Die Rechtsrüge (Z 9 lit a) behauptet unter Berufung auf eine Stelle im Schrifttum (vgl aber RIS-Justiz RS0118429), es stelle keine Untreue dar, wenn der Treuhänder Dritten gegenüber im eigenen Namen tätig werde, der Treuhänder sei in diesem Fall kein Machthaber, sondern lediglich ein indirekter Stellvertreter, versäumt es aber, diese Konsequenz methodisch aus dem Gesetz zu argumentieren (vgl hiezu aber Kirchbacher/Presslauer in WK2 § 153 Rz 11). Die auf dieser Behauptung aufbauenden weiteren Überlegungen, dass dem Angeklagten auch „kein strafbares Verhalten nach § 133 StGB anzulasten“ sei, können damit auf sich beruhen.

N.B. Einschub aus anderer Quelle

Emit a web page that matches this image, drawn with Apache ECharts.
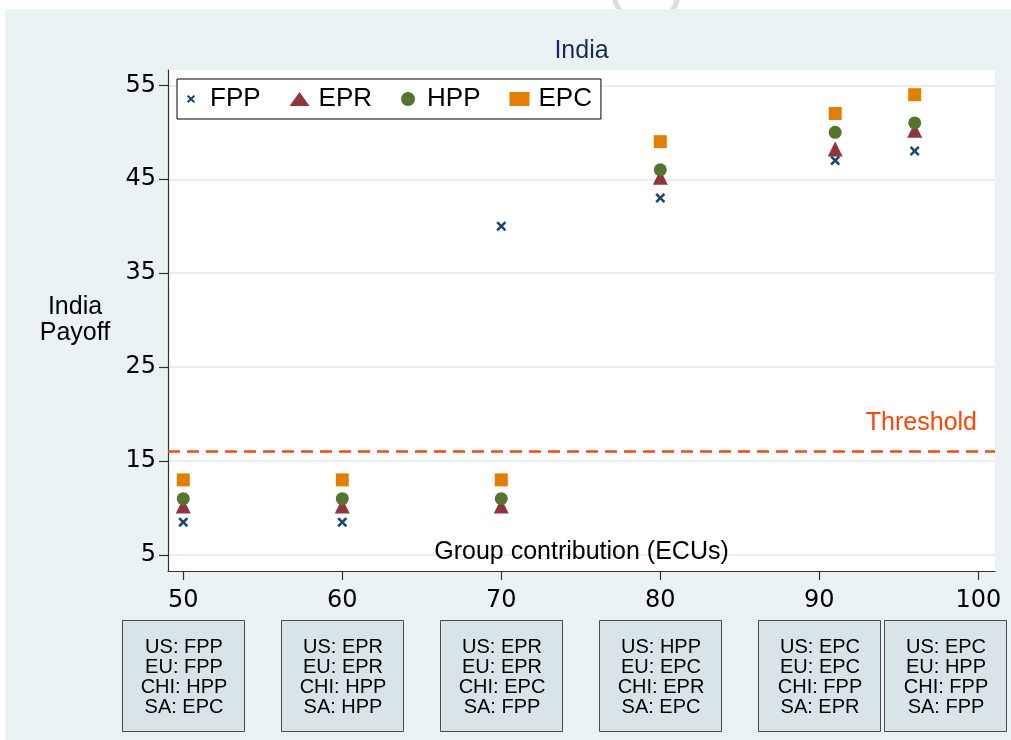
<!DOCTYPE html>
<html>
<head>
<meta charset="utf-8">
<title>India Payoff</title>
<script src="https://cdn.jsdelivr.net/npm/echarts@6/dist/echarts.min.js"></script>
<style>
  html, body { margin: 0; padding: 0; background: #ffffff; }
  #chart { width: 1011px; height: 740px; }
</style>
</head>
<body>
<div id="chart"></div>
<script>
// ---- data ----
const contributions = [50, 60, 70, 80, 91, 96];
const fppPayoff = [8.5, 8.5, 40, 43, 47, 48];
const eprPayoff = [10, 10, 10, 45, 48, 50];
const hppPayoff = [11, 11, 11, 46, 50, 51];
const epcPayoff = [13, 13, 13, 49, 52, 54];
const threshold = 16;
const yTickValues = [5, 15, 25, 35, 45, 55];
const xTickValues = [50, 60, 70, 80, 90, 100];
const profiles = [
  ['US: FPP', 'EU: FPP', 'CHI: HPP', 'SA: EPC'],
  ['US: EPR', 'EU: EPR', 'CHI: HPP', 'SA: HPP'],
  ['US: EPR', 'EU: EPR', 'CHI: EPC', 'SA: FPP'],
  ['US: HPP', 'EU: EPC', 'CHI: EPR', 'SA: EPC'],
  ['US: EPC', 'EU: EPC', 'CHI: FPP', 'SA: EPR'],
  ['US: EPC', 'EU: HPP', 'CHI: FPP', 'SA: FPP']
];

// ---- styling ----
const FONT = "'Liberation Sans', Arial, Helvetica, sans-serif";
const TICK_FONT = "'DejaVu Sans', 'Liberation Sans', Arial, sans-serif";
const NAVY = '#1a476f', MAROON = '#90353b', GREEN = '#55752f', ORANGE = '#e37e00';
const OUTER_BG = '#eaf2f3';
const X_MARK = 'path://M0,1.8 L1.8,0 L5,3.2 L8.2,0 L10,1.8 L6.8,5 L10,8.2 L8.2,10 L5,6.8 L1.8,10 L0,8.2 L3.2,5 Z';
const X_MARK_LEGEND = 'path://M-3.5,-3.5 M13.5,13.5 M0,1.8 L1.8,0 L5,3.2 L8.2,0 L10,1.8 L6.8,5 L10,8.2 L8.2,10 L5,6.8 L1.8,10 L0,8.2 L3.2,5 Z';

const pairs = ys => contributions.map((x, i) => [x, ys[i]]);

const chart = echarts.init(document.getElementById('chart'), null, { renderer: 'canvas' });

const option = {
  animation: false,
  backgroundColor: '#ffffff',
  textStyle: { fontFamily: FONT },
  legend: {
    left: 177,
    top: 79,
    orient: 'horizontal',
    padding: [7, 9, 7, 7],
    itemGap: 29,
    itemWidth: 20,
    itemHeight: 14,
    borderColor: '#000000',
    borderWidth: 1,
    borderRadius: 0,
    backgroundColor: '#ffffff',
    selectedMode: false,
    textStyle: { fontFamily: FONT, fontSize: 26, color: '#000000', padding: [0, 0, 0, 4] },
    data: [
      { name: 'FPP', icon: X_MARK_LEGEND },
      { name: 'EPR', icon: 'triangle' },
      { name: 'HPP', icon: 'circle' },
      { name: 'EPC', icon: 'rect' }
    ]
  },
  grid: {
    left: 168,
    top: 70,
    right: 16,
    bottom: 169,
    show: true,
    backgroundColor: '#ffffff',
    borderWidth: 0,
    containLabel: false
  },
  xAxis: {
    type: 'value',
    min: 49.04,
    max: 101.05,
    name: 'Group contribution (ECUs)',
    nameLocation: 'middle',
    nameGap: -19,
    nameTextStyle: { fontFamily: FONT, fontSize: 25, color: '#000000', verticalAlign: 'middle' },
    axisLine: { show: true, onZero: false, lineStyle: { color: '#333333', width: 1.2 } },
    axisTick: { show: true, length: 9, inside: false, customValues: xTickValues, lineStyle: { color: '#333333', width: 1.2 } },
    axisLabel: { show: true, margin: 18, customValues: xTickValues, fontFamily: TICK_FONT, fontSize: 24, color: '#000000' },
    splitLine: { show: false }
  },
  yAxis: {
    type: 'value',
    min: 3.3,
    max: 56.63,
    name: 'India\nPayoff',
    nameLocation: 'middle',
    nameRotate: 0,
    nameGap: 93,
    nameTextStyle: { fontFamily: FONT, fontSize: 25, lineHeight: 26, color: '#000000', align: 'center', verticalAlign: 'middle' },
    axisLine: { show: true, onZero: false, lineStyle: { color: '#333333', width: 1.2 } },
    axisTick: { show: true, length: 9, inside: false, customValues: yTickValues, lineStyle: { color: '#333333', width: 1.2 } },
    axisLabel: { show: true, margin: 12, customValues: yTickValues, fontFamily: TICK_FONT, fontSize: 24, color: '#000000' },
    splitLine: { show: true, lineStyle: { color: '#e6eef0', width: 2 } }
  },
  series: [
    {
      name: 'FPP',
      type: 'scatter',
      symbol: X_MARK,
      symbolSize: 10,
      itemStyle: { color: NAVY, opacity: 1 },
      emphasis: { disabled: true },
      data: pairs(fppPayoff),
      markLine: {
        silent: true,
        symbol: ['none', 'none'],
        lineStyle: { color: '#ff4500', type: [12, 7], width: 2.5 },
        label: {
          show: true,
          formatter: 'Threshold',
          position: 'insideEndTop',
          distance: [18, 16],
          color: '#ff4500',
          fontFamily: FONT,
          fontSize: 25
        },
        emphasis: { disabled: true },
        data: [{ yAxis: threshold }]
      }
    },
    {
      name: 'EPR',
      type: 'scatter',
      symbol: 'triangle',
      symbolSize: 15,
      symbolOffset: [0, -2],
      itemStyle: { color: MAROON, opacity: 1 },
      emphasis: { disabled: true },
      data: pairs(eprPayoff)
    },
    {
      name: 'HPP',
      type: 'scatter',
      symbol: 'circle',
      symbolSize: 13,
      itemStyle: { color: GREEN, opacity: 1 },
      emphasis: { disabled: true },
      data: pairs(hppPayoff)
    },
    {
      name: 'EPC',
      type: 'scatter',
      symbol: 'rect',
      symbolSize: 13,
      itemStyle: { color: ORANGE, opacity: 1, borderRadius: 1 },
      emphasis: { disabled: true },
      data: pairs(epcPayoff)
    }
  ]
};

chart.setOption(option);

// ---- background panel, title and the strategy-profile boxes under the x axis ----
const BOX_W = 122, BOX_TOP = 620, BOX_H = 111;
const boxCenters = xTickValues.slice(0, 5).map(v => chart.convertToPixel({ xAxisIndex: 0 }, v));
// the last profile box sits right beside the fifth one
boxCenters.push(boxCenters[4] + BOX_W / 2 + 4 + BOX_W / 2);

// the title is centred over the plot area rather than the whole canvas
const plotLeft = chart.convertToPixel({ xAxisIndex: 0 }, 49.04);
const plotRight = chart.convertToPixel({ xAxisIndex: 0 }, 101.05);

const graphics = [
  {
    type: 'circle',
    silent: true,
    z: -20,
    shape: { cx: 646, cy: -8, r: 32 },
    style: { fill: 'none', stroke: '#dcdcdc', lineWidth: 5 }
  },
  {
    type: 'rect',
    silent: true,
    z: -10,
    shape: { x: 5, y: 9, width: 1011 - 5, height: 740 - 9 },
    style: { fill: OUTER_BG }
  },
  {
    type: 'text',
    silent: true,
    style: {
      x: (plotLeft + plotRight) / 2,
      y: 51,
      text: 'India',
      fontFamily: FONT,
      fontSize: 25,
      fill: '#1a2a57',
      align: 'center',
      verticalAlign: 'middle'
    }
  }
];

profiles.forEach((lines, i) => {
  const cx = Math.round(boxCenters[i]);
  graphics.push({
    type: 'rect',
    silent: true,
    shape: { x: cx - BOX_W / 2 + 0.5, y: BOX_TOP + 0.5, width: BOX_W, height: BOX_H },
    style: { fill: '#d9e4e9', stroke: '#4a4a4a', lineWidth: 1 }
  });
  graphics.push({
    type: 'text',
    silent: true,
    style: {
      x: cx + 1,
      y: BOX_TOP + BOX_H / 2 + 2,
      text: lines.join('\n'),
      fontFamily: FONT,
      fontSize: 20,
      lineHeight: 20,
      fill: '#000000',
      align: 'center',
      verticalAlign: 'middle'
    }
  });
});

chart.setOption({ graphic: { elements: graphics } });
</script>
</body>
</html>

Die Nichtigkeitsbeschwerde war daher bereits bei nichtöffentlicher Sitzung sofort zurückzuweisen (§ 285d Abs 1 StPO), woraus sich die Zuständigkeit des Oberlandesgerichts zur Entscheidung über die Berufungen ergibt (§ 285i StPO).

Die Kostenentscheidung gründet sich auf § 390a Abs 1 StPO.